RECORDS TO USE »
»»
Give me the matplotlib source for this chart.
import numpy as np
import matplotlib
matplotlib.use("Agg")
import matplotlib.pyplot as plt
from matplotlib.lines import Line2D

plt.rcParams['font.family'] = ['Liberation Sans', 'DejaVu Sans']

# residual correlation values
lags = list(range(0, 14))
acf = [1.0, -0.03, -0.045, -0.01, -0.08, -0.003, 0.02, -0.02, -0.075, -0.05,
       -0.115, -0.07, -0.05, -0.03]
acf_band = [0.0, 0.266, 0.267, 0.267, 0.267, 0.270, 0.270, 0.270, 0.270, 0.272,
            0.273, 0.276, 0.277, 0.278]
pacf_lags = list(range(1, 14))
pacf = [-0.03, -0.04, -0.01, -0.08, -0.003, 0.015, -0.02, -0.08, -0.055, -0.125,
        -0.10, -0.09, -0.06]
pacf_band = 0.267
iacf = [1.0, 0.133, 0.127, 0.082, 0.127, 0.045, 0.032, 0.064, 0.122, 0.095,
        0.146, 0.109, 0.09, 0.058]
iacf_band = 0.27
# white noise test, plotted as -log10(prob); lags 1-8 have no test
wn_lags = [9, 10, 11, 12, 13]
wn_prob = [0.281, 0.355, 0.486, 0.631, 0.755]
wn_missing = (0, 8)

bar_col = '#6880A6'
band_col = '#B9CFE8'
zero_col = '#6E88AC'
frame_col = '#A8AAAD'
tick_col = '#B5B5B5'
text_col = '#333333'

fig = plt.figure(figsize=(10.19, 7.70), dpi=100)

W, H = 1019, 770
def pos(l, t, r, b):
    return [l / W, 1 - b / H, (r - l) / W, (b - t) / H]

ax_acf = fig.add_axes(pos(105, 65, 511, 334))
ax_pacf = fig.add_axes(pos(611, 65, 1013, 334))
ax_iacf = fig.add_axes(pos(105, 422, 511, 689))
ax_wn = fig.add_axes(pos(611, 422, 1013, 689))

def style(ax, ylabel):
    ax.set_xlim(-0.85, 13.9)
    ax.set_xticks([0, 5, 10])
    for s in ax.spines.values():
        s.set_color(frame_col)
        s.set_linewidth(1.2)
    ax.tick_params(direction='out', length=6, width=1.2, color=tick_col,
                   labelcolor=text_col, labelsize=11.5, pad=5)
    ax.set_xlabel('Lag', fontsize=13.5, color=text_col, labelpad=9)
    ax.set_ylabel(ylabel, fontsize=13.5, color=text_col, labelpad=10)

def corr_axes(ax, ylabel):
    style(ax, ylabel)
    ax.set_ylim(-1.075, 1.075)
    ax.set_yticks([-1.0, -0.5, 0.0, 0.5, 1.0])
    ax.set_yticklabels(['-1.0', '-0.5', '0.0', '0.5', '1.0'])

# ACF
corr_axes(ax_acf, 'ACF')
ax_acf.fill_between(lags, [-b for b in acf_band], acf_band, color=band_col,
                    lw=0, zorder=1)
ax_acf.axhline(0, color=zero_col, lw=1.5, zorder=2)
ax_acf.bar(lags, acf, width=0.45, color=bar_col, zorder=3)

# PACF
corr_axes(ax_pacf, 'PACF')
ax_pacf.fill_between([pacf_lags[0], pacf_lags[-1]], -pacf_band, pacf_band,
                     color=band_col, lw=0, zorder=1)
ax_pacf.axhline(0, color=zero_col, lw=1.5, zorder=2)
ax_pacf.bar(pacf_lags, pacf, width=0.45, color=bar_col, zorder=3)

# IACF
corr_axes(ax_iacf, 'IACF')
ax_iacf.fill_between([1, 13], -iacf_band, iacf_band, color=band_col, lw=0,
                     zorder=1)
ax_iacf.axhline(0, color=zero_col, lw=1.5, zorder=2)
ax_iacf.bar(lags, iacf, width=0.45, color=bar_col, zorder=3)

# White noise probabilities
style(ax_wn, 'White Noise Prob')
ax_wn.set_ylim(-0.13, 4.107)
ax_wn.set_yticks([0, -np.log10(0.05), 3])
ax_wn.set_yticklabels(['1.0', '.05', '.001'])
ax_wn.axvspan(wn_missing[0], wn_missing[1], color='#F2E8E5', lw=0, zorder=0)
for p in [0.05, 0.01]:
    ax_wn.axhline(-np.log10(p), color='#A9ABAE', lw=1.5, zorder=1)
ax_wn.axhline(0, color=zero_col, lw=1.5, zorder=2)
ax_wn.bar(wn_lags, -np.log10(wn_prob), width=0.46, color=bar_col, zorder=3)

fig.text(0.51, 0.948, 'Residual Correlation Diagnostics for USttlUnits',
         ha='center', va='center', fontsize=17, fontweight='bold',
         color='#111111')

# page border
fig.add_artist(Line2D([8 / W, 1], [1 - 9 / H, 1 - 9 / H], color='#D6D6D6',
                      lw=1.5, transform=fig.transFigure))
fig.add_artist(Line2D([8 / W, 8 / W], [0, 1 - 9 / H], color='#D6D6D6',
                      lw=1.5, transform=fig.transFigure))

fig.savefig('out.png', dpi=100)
««
»»
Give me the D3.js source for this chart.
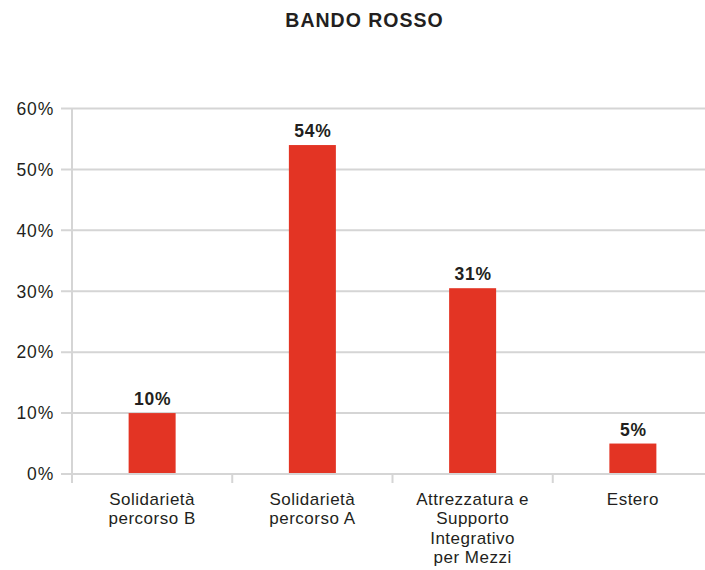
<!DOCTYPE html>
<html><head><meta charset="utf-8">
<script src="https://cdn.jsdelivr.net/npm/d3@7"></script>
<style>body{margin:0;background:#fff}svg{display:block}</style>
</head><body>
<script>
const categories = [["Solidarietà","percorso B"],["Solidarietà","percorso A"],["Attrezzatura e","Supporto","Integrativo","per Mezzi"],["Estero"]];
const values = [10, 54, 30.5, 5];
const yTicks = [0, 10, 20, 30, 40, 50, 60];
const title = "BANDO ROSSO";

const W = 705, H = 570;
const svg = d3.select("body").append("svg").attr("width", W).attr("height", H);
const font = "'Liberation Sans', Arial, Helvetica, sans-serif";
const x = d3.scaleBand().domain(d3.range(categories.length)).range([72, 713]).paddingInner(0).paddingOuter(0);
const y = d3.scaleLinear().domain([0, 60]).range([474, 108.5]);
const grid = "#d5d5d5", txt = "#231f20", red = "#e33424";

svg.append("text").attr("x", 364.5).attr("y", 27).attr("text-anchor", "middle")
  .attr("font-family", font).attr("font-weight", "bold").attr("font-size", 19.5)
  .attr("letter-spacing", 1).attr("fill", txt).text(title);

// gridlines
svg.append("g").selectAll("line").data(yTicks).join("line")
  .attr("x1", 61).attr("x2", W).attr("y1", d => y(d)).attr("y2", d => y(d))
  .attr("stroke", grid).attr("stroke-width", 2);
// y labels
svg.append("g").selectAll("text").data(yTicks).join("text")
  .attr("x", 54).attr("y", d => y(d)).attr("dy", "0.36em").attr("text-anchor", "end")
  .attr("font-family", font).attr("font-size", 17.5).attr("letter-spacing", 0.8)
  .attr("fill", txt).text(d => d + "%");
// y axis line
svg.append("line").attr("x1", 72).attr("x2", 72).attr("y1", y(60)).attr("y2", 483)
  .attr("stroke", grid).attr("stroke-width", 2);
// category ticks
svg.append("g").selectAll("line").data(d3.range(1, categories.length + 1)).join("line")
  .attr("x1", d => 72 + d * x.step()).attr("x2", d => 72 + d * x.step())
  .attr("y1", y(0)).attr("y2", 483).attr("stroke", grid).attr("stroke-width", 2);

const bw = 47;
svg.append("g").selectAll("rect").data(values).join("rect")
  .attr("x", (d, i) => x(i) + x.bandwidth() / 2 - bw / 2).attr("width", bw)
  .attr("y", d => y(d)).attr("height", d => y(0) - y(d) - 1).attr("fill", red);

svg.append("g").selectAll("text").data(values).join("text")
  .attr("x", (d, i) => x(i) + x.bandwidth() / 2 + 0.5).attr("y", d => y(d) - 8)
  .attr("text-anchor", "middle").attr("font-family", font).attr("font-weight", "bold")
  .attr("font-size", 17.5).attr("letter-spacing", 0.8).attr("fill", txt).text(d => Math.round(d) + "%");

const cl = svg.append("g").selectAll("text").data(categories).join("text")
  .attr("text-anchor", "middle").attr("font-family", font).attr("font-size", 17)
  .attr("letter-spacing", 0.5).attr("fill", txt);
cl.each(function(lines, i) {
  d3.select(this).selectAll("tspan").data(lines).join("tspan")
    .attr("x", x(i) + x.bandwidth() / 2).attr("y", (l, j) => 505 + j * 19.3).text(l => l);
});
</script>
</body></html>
««
DO THIS »
Say how many lines above contain the string "matplotlib". Answer with the number only.

RESPONSE TO THE EXERCISE »
5